I. The Problems with Observational Studies

Randomised ?

In an ideal randomised trial, the treatment assignment would be randomly decided, i.e. equivalent to a $50/50$ coin flip. Therefore, if we assume the trial is actually randomised, the distribution of our covariates will be the same in both groups, i.e. the covariates are said to be balanced. In this case, the control and treatment groups are indistinguishable. Thus, if the outcome between different treatment groups end up differing, it will not be because of differences in the covariates defining the groups, it will be because of the treatment.

However, as it is not always possible to perform a randomised trial (either unethical, impractical, too expensive, …), observational studies are conducted, where there is no intervention in the treatment assignment and retrospective data is observed. This is the case of the ‘Housing, Health and Happiness’ paper. Indeed, data is collected from census and surveys a posteriori and the researchers cannot control the conditions under which samples are distributed. This might lead to a potential problem as the decision of which subjects receive the treatment is not entirely random and thus a potential source of bias.

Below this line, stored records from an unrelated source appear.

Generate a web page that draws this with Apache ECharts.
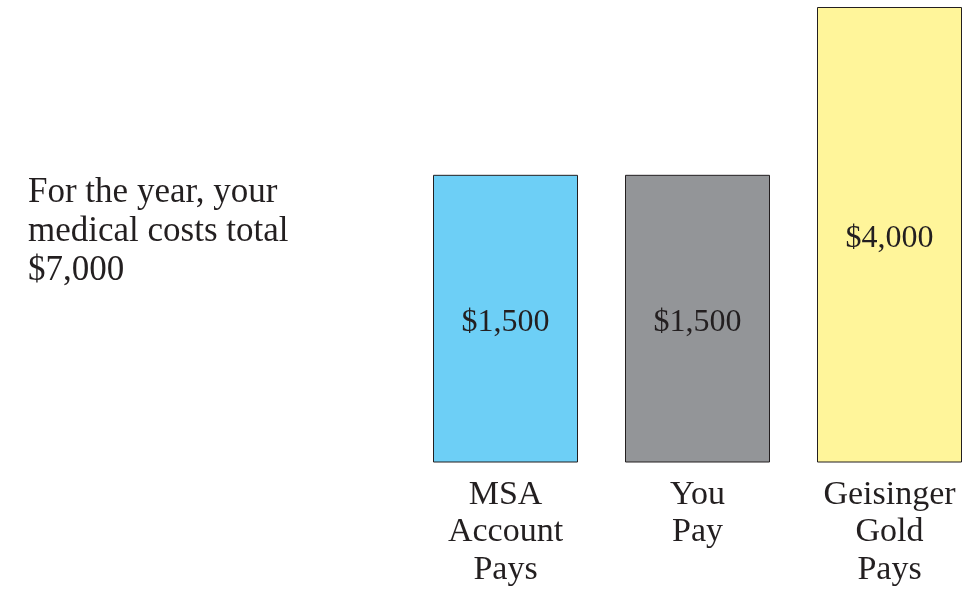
<!DOCTYPE html>
<html>
<head>
<meta charset="utf-8">
<script src="https://cdn.jsdelivr.net/npm/echarts@6/dist/echarts.min.js"></script>
<style>html,body{margin:0;padding:0;background:#fff}#c{width:974px;height:589px}</style>
</head>
<body>
<div id="c"></div>
<script>
const categories = ['MSA\nAccount\nPays', 'You\nPay', 'Geisinger\nGold\nPays'];
const values = [1500, 1500, 4000];
const valueLabels = ['$1,500', '$1,500', '$4,000'];
const colors = ['#6dcff6', '#939598', '#fff59a'];
const noteText = 'For the year, your\nmedical costs total\n$7,000';

const FONT = '"Liberation Serif", serif';
const chart = echarts.init(document.getElementById('c'));
chart.setOption({
  animation: false,
  backgroundColor: '#ffffff',
  title: {
    text: noteText,
    left: 28, top: 173, padding: 0,
    textStyle: { fontFamily: FONT, fontSize: 35, fontWeight: 'normal', color: '#231f20', lineHeight: 39 }
  },
  grid: { left: 409.5, top: 7, bottom: 127, width: 576, containLabel: false, outerBoundsMode: 'none' },
  xAxis: {
    type: 'category',
    data: categories,
    axisLine: { show: false },
    axisTick: { show: false },
    axisLabel: { interval: 0, margin: 14, fontFamily: FONT, fontSize: 34, color: '#231f20', lineHeight: 37.5 }
  },
  yAxis: {
    type: 'log',
    min: 280, max: 4000,
    show: false,
    splitLine: { show: false }
  },
  series: [{
    type: 'bar',
    barWidth: 145,
    data: values.map((v, i) => ({ value: v, itemStyle: { color: colors[i] } })),
    itemStyle: { borderColor: '#231f20', borderWidth: 1 },
    label: {
      show: true, position: 'inside', offset: [0, 4],
      formatter: p => valueLabels[p.dataIndex],
      fontFamily: FONT, fontSize: 32, color: '#231f20'
    }
  }]
});
</script>
</body>
</html>
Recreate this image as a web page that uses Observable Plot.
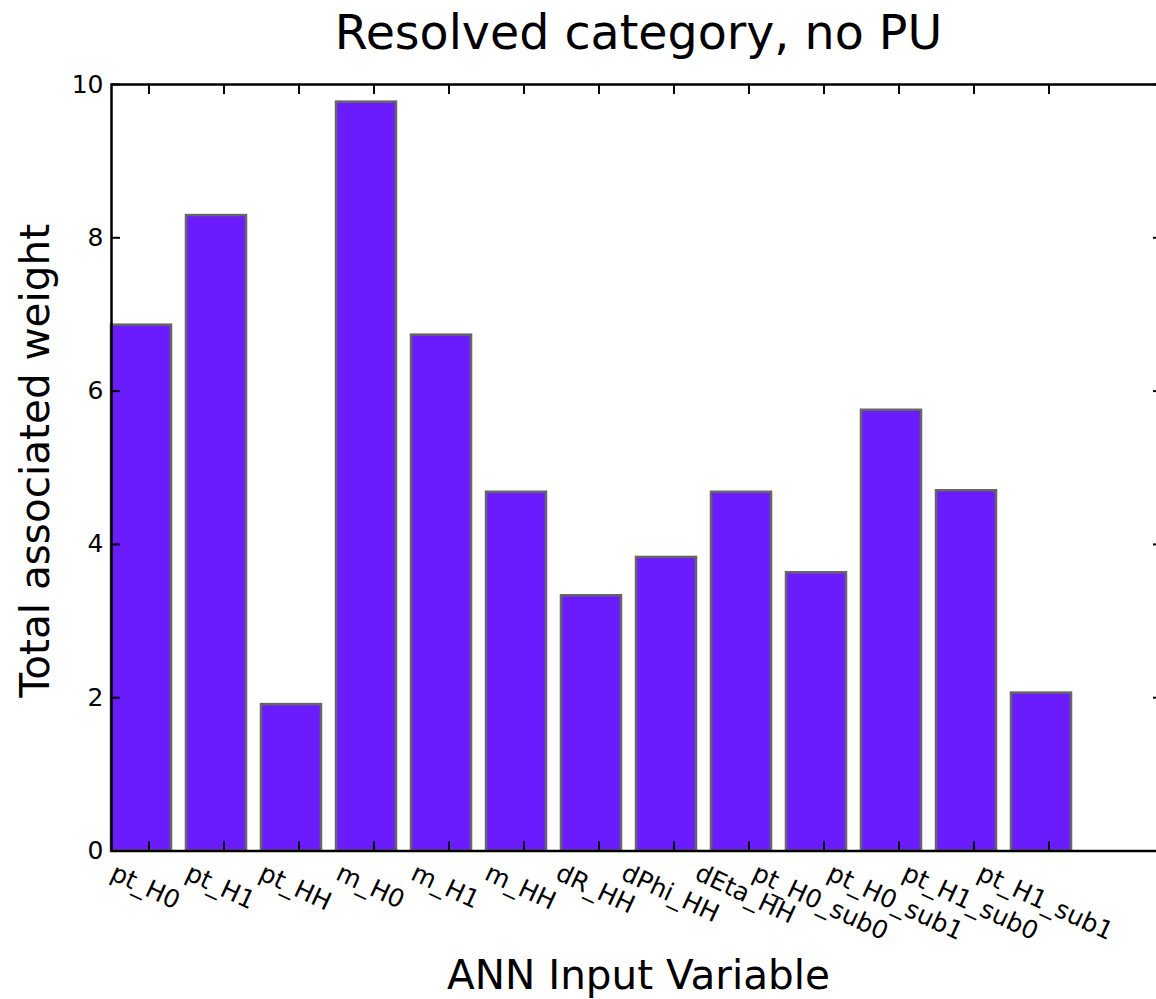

To be more precise, subjects are selected to be treated and the treatment assignment and the outcome may be caused by the same hidden covariate. For observational studies, the distribution of variables will typically differ between treatment and control group, as it is not a randomised trial. The goal of the study is to determine the extent to which the variables defining households before the start of the programme impact the outcome instead of the Piso Firme program. However, sometimes the measured covariates are not directly responsible for the differences in outcome. There may indeed be other covariates that were not measured but are in fact important in the chain of cause and effect. These variables that affect both treatment attribution and outcome are called confounders, as seen on the diagram below. In observational studies, an important assumption in the estimation of causal effect is the ignorability assumption : given pre-treatment covariates, treatment assignment is independent of the potential outcome, also known as the “no unmeasured confounders’ assumption”.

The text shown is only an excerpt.